All this took more time, more research, more investment.
Sales were never fabulous. Pricing software is always a question. After the print ads, and while the online ads were running, we experimented with the price point. Once the introductory sale was over, and we raised the price to the "regular" price, sales tanked. We dropped the price again, and sales resumed, but at a lower rate. Then the print ads aged out of the consciousness of the consumers, and slowly, the sales slowed. I tried Google Adwords ads, for around $100 per month. I tried making and distributing about 150 sample CDs to my local S. California beading shops, with a discount coupon enclosed. Not ONE sale resulted from that, after the cost of the CDs, labels, and my time in burning them, labelling, and distributing them to a dozen stores. In the pre-Christmas flurry last year, I sold 10 units in one heady day... but mostly it was ones and twos, and this entire year of 2012 I've sold fewer than 80 units.
We discussed dropping the price further, but then realized that eventually, you can drop the price so far that it becomes a loss due to... Support costs.... well support costs are only my time, and a few more gray hairs. But time is all we have, hey? People who couldn't install, couldn't figure out the software, wanted to ask questions, etc. Some got refunds. Some got several hours of reading & responding to emails. But those hours add up.
After marketing costs and all the incidental costs, my "profit" comes to about $2000. When I add up the time I spent on all the processes above, my per-hour rate is somewhere around $5 an hour. Maybe $3.
You know, I love BeadEnCounter software. I use it myself, all the time. I know it seems to outsiders as if the makers of software products are rolling in dough, but the area of greatest profitability, it seems to me, is those marketing folks who took my dollars, and returned to me.... not as much in sales as the ads cost. Only one ad I took was directly profitable in numbers of sales attributable to it.

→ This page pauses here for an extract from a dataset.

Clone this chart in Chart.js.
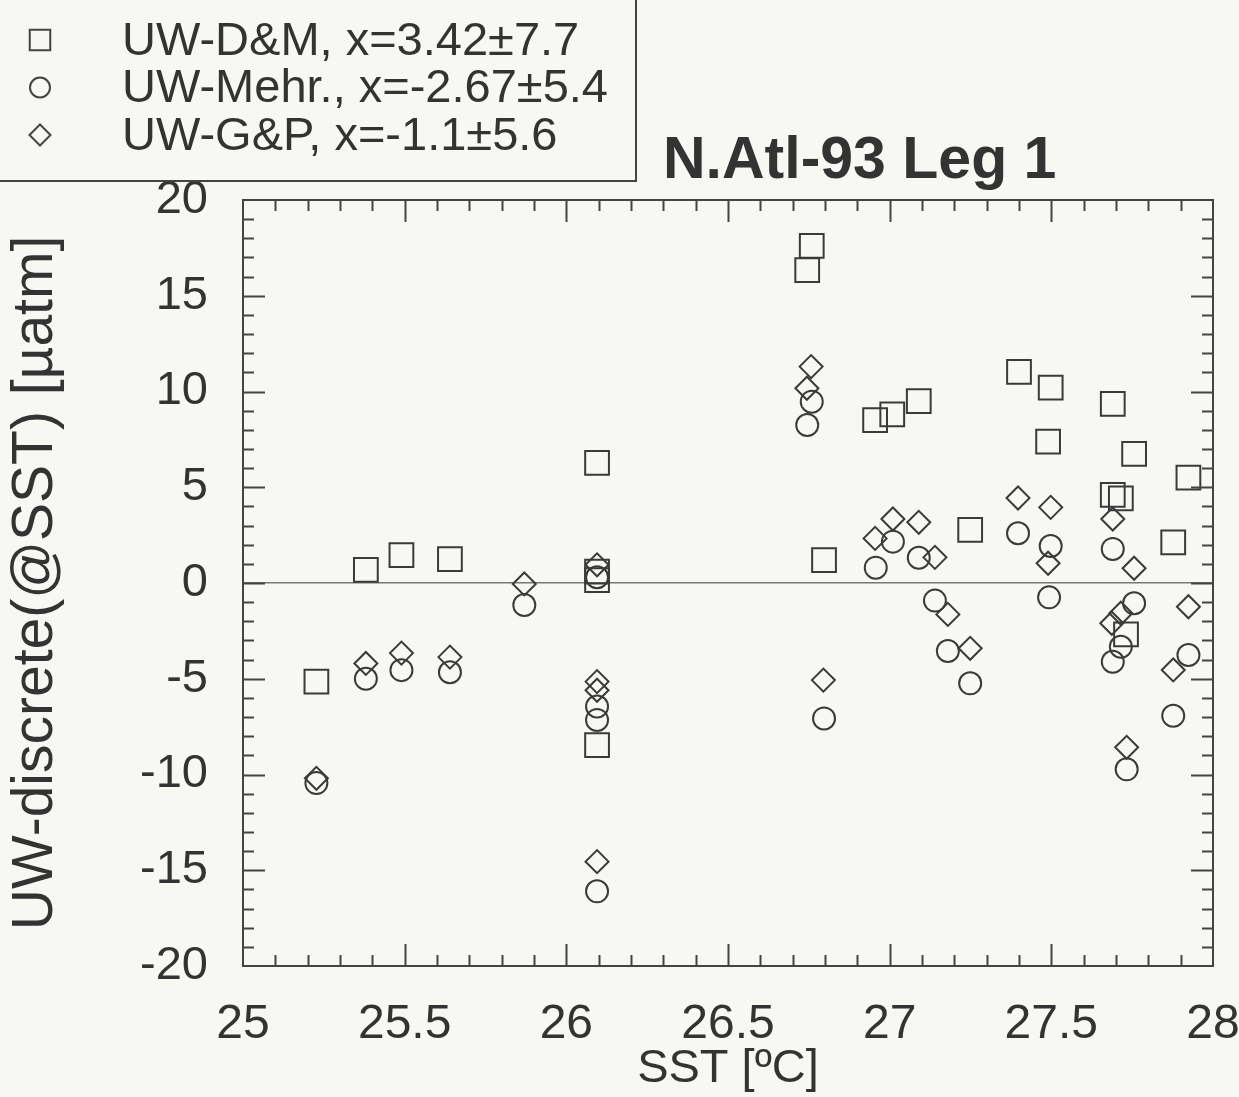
<!DOCTYPE html>
<html>
<head>
<meta charset="utf-8">
<script src="https://cdn.jsdelivr.net/npm/chart.js@4.4.0/dist/chart.umd.min.js"></script>
<style>
  html, body { margin: 0; padding: 0; background: #f7f7f4; }
  #wrap { width: 1239px; height: 1097px; position: relative; }
</style>
</head>
<body>
<div id="wrap"><canvas id="sst"></canvas></div>
<script>
// values
var seriesLabels = ['UW-D\u0026M, x=3.42\u00b17.7', 'UW-Mehr., x=-2.67\u00b15.4', 'UW-G\u0026P, x=-1.1\u00b15.6'];

var dmX = [25.227, 25.38, 25.49, 25.64, 26.095, 26.095, 26.095, 26.095, 26.759, 26.745, 26.797, 26.955, 27.008,
           27.09, 27.249, 27.40, 27.498, 27.49, 27.69, 27.69, 27.715, 27.731, 27.756, 27.877, 27.924];
var dmY = [-5.15, 0.68, 1.46, 1.25, 6.27, 0.6, 0.15, -8.46, 17.6, 16.34, 1.2, 8.51, 8.81,
           9.5, 2.77, 11.03, 10.2, 7.38, 9.35, 4.6, 4.42, -2.68, 6.74, 2.12, 5.5];

var mehrX = [25.227, 25.38, 25.49, 25.64, 25.87, 26.095, 26.095, 26.095, 26.095, 26.759, 26.745, 26.797, 26.957, 27.01,
             27.09, 27.14, 27.18, 27.249, 27.397, 27.498, 27.493, 27.69, 27.715, 27.69, 27.733, 27.756, 27.877, 27.924];
var mehrY = [-10.45, -5.0, -4.55, -4.66, -1.15, 0.3, -6.45, -7.15, -16.1, 9.47, 8.25, -7.07, 0.8, 2.16,
             1.32, -0.92, -3.55, -5.24, 2.6, 1.93, -0.75, 1.78, -3.33, -4.11, -9.73, -1.06, -6.93, -3.76];

var gpX = [25.227, 25.38, 25.49, 25.64, 25.87, 26.095, 26.095, 26.095, 26.095, 26.757, 26.744, 26.795, 26.955, 27.01,
           27.09, 27.14, 27.18, 27.249, 27.397, 27.498, 27.49, 27.69, 27.715, 27.687, 27.733, 27.756, 27.877, 27.924];
var gpY = [-10.2, -4.2, -3.66, -3.87, -0.05, 0.95, -5.15, -5.6, -14.55, 11.3, 10.17, -5.07, 2.33, 3.34,
           3.17, 1.34, -1.64, -3.41, 4.44, 3.95, 1.03, 3.34, -1.58, -2.1, -8.58, 0.77, -4.54, -1.24];

var xTicks = { min: 25, max: 28, major: 0.5, minor: 0.1 };
var yTicks = { min: -20, max: 20, major: 5, minor: 1 };

var ink = '#333333';
var fontName = '"Liberation Sans", Arial, sans-serif';

function pts(xs, ys) {
    return xs.map(function(x, i) { return { x: x, y: ys[i] }; });
}

// inward ticks on all four sides + box frame
var frameTicks = {
    id: 'frameTicks',
    afterDatasetsDraw: function(chart) {
        var a = chart.chartArea, ctx = chart.ctx;
        var xs = chart.scales.x, ys = chart.scales.y;
        ctx.save();
        ctx.strokeStyle = '#444';
        ctx.lineWidth = 2;
        ctx.beginPath();
        var nx = Math.round((xTicks.max - xTicks.min) / xTicks.minor);
        var per = Math.round(xTicks.major / xTicks.minor);
        for (var i = 1; i < nx; i++) {
            var px = Math.round(xs.getPixelForValue(xTicks.min + i * xTicks.minor)) + 0.5;
            var len = i % per === 0 ? 22 : 11;
            ctx.moveTo(px, a.bottom); ctx.lineTo(px, a.bottom - len);
            ctx.moveTo(px, a.top); ctx.lineTo(px, a.top + len);
        }
        var ny = Math.round((yTicks.max - yTicks.min) / yTicks.minor);
        per = Math.round(yTicks.major / yTicks.minor);
        for (var j = 1; j < ny; j++) {
            var py = Math.round(ys.getPixelForValue(yTicks.min + j * yTicks.minor)) + 0.5;
            var len2 = j % per === 0 ? 22 : 11;
            ctx.moveTo(a.left, py); ctx.lineTo(a.left + len2, py);
            ctx.moveTo(a.right, py); ctx.lineTo(a.right - len2, py);
        }
        ctx.stroke();
        ctx.strokeRect(a.left, a.top, a.right - a.left, a.bottom - a.top);
        ctx.restore();
    }
};

// boxed legend in the top-left corner and the title
var boxLegend = {
    id: 'boxLegend',
    afterDraw: function(chart) {
        var ctx = chart.ctx;
        ctx.save();
        ctx.strokeStyle = '#444';
        ctx.lineWidth = 2;
        ctx.strokeRect(-2, -2, 638, 183);
        var sizes = [14.5, 10, 10.5];
        chart.data.datasets.forEach(function(ds, i) {
            var y = 40 + i * 47.5;
            ctx.strokeStyle = '#444';
            ctx.fillStyle = 'rgba(0,0,0,0)';
            Chart.helpers.drawPoint(ctx, { pointStyle: ds.pointStyle, radius: sizes[i], borderWidth: 1.6, rotation: 0 }, 40, y);
            ctx.fillStyle = ink;
            ctx.font = '47px ' + fontName;
            ctx.textBaseline = 'middle';
            ctx.textAlign = 'left';
            ctx.fillText(ds.label, 122, y + 2);
        });
        ctx.fillStyle = ink;
        ctx.font = 'bold 59px ' + fontName;
        ctx.textBaseline = 'middle';
        ctx.fillText('N.Atl-93 Leg 1', 663, 162);
        ctx.restore();
    }
};

var markerStyle = { backgroundColor: 'rgba(0,0,0,0)', borderColor: '#3a3a3a', borderWidth: 2, pointBorderWidth: 2 };

new Chart(document.getElementById('sst').getContext('2d'), {
    type: 'scatter',
    data: {
        datasets: [
            Object.assign({ label: seriesLabels[0], data: pts(dmX, dmY), pointStyle: 'rect', pointRadius: 16.8 }, markerStyle),
            Object.assign({ label: seriesLabels[1], data: pts(mehrX, mehrY), pointStyle: 'circle', pointRadius: 11 }, markerStyle),
            Object.assign({ label: seriesLabels[2], data: pts(gpX, gpY), pointStyle: 'rectRot', pointRadius: 11.5 }, markerStyle)
        ]
    },
    options: {
        responsive: true,
        maintainAspectRatio: false,
        animation: false,
        layout: { padding: { top: 200, right: 26, bottom: 0, left: 0 } },
        plugins: {
            legend: { display: false },
            title: { display: false },
            tooltip: { enabled: false }
        },
        scales: {
            x: {
                type: 'linear',
                min: xTicks.min,
                max: xTicks.max,
                afterFit: function(s) { s.height = 131; s.paddingLeft = 0; s.paddingRight = 0; },
                ticks: {
                    stepSize: xTicks.major,
                    color: ink,
                    padding: 30,
                    font: { family: fontName, size: 48 },
                    callback: function(v) { return String(Math.round(v * 10) / 10); }
                },
                grid: { drawOnChartArea: false, drawTicks: false },
                border: { display: false },
                title: {
                    display: true,
                    text: 'SST [\u00baC]',
                    color: ink,
                    font: { family: fontName, size: 47 },
                    padding: { top: 0, bottom: 0 }
                }
            },
            y: {
                min: yTicks.min,
                max: yTicks.max,
                afterFit: function(s) { s.width = 243; },
                ticks: {
                    stepSize: yTicks.major,
                    color: ink,
                    padding: 35,
                    font: { family: fontName, size: 47 }
                },
                grid: {
                    drawTicks: false,
                    lineWidth: 1.5,
                    color: function(c) { return c.tick && c.tick.value === 0 ? '#777' : 'rgba(0,0,0,0)'; }
                },
                border: { display: false },
                title: {
                    display: true,
                    text: 'UW-discrete(@SST) [\u00b5atm]',
                    color: ink,
                    font: { family: fontName, size: 57 },
                    padding: { top: 2, bottom: 0 }
                }
            }
        }
    },
    plugins: [frameTicks, boxLegend]
});
</script>
</body>
</html>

I'm not whining about any of this. Like every other business owner, I have to do what I can to maximize profitability. No one can stay in business if they don't make money. Could I sell more copies of BeadEnCounter if I upgraded the feature set? Of course. But how many more, and how much would I clear on each one? I promised previous purchasers a steep discount for upgrade, so they wouldn't feel as if they were paying all over again. So I'd need a ton of new sales as well as re-sales to registered owners, which would probably be profit-neutral. For a ton of new sales, I'd need... you guessed it, marketing. And frankly, I don't have the capital right now to invest in a marketing campaign. I've used up my credit with clients, and our business, like so many others, is on the ragged edge of not making it. We haven't paid ourselves, as owners, a salary for more than the last year.
Right now I certainly don't feel like working hard, for another few hundred hours, to make the marketing people happy and rich. BeadEnCounter software will go on working indefinitely (or until your OS will no longer run it). I'm going to keep using it myself. I am going to plan the next upgrade from lists of requested features on the forum and from my testers.

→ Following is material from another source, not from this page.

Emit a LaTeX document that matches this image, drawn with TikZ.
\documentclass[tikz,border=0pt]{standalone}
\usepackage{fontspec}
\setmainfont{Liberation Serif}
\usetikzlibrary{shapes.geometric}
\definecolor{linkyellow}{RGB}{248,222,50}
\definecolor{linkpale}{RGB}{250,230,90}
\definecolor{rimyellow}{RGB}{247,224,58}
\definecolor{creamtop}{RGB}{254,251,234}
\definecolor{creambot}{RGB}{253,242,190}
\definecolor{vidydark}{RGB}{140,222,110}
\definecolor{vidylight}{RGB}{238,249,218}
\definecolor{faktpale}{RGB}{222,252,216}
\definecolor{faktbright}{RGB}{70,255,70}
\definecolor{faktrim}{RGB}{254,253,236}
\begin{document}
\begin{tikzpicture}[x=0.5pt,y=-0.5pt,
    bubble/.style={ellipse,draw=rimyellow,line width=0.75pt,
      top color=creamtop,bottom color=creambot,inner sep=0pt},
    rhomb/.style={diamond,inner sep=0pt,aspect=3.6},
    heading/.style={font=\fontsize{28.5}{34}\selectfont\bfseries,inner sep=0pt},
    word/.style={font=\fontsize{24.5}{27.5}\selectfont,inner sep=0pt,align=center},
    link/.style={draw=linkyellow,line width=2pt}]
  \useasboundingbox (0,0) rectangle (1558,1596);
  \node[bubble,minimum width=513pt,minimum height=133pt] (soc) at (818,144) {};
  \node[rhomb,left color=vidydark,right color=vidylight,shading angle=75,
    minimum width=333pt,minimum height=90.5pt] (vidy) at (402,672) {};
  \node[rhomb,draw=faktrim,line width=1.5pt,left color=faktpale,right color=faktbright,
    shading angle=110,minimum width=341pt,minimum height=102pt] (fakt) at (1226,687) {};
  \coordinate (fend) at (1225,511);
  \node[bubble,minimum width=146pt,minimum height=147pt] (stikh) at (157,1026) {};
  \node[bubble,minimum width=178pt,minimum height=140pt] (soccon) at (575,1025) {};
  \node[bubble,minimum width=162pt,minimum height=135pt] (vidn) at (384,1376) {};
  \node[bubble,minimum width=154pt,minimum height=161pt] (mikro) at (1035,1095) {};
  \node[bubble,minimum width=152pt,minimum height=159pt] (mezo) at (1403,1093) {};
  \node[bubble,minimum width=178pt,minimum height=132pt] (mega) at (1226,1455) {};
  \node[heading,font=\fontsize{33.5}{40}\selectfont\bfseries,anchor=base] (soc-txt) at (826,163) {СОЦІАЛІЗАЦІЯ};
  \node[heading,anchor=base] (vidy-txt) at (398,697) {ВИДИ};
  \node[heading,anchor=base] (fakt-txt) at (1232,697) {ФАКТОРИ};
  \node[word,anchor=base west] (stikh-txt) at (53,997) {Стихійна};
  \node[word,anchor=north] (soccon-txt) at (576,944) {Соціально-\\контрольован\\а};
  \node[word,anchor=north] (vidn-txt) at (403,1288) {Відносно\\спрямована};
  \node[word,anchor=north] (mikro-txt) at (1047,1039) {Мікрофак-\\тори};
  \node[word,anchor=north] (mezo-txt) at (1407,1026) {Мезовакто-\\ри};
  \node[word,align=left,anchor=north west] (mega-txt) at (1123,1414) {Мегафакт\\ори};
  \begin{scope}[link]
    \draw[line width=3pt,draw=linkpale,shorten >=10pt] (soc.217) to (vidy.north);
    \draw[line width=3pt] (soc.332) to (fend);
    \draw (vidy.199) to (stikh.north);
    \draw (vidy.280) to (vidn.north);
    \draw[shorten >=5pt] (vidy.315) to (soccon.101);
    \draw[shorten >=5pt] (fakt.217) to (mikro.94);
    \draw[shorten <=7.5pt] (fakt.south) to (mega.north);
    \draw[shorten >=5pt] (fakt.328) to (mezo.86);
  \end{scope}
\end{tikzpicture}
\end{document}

And things may turn around. If I come across a windfall of marketing money, or I have a long stretch of no paying work, I'll be back at. Because despite what it sounds like, it was a certain amount of fun to do. I learned a lot. And I feel good knowing that some people are using and enjoying a product I built.
So, if you've made it this far, reading this novelette, thanks for asking the question. Thanks for purchasing BeadEnCounter. Thanks for your continued interest. Keep in touch. I'm always searching for a business case to do what I want to do, which is keep BeadEnCounter alive.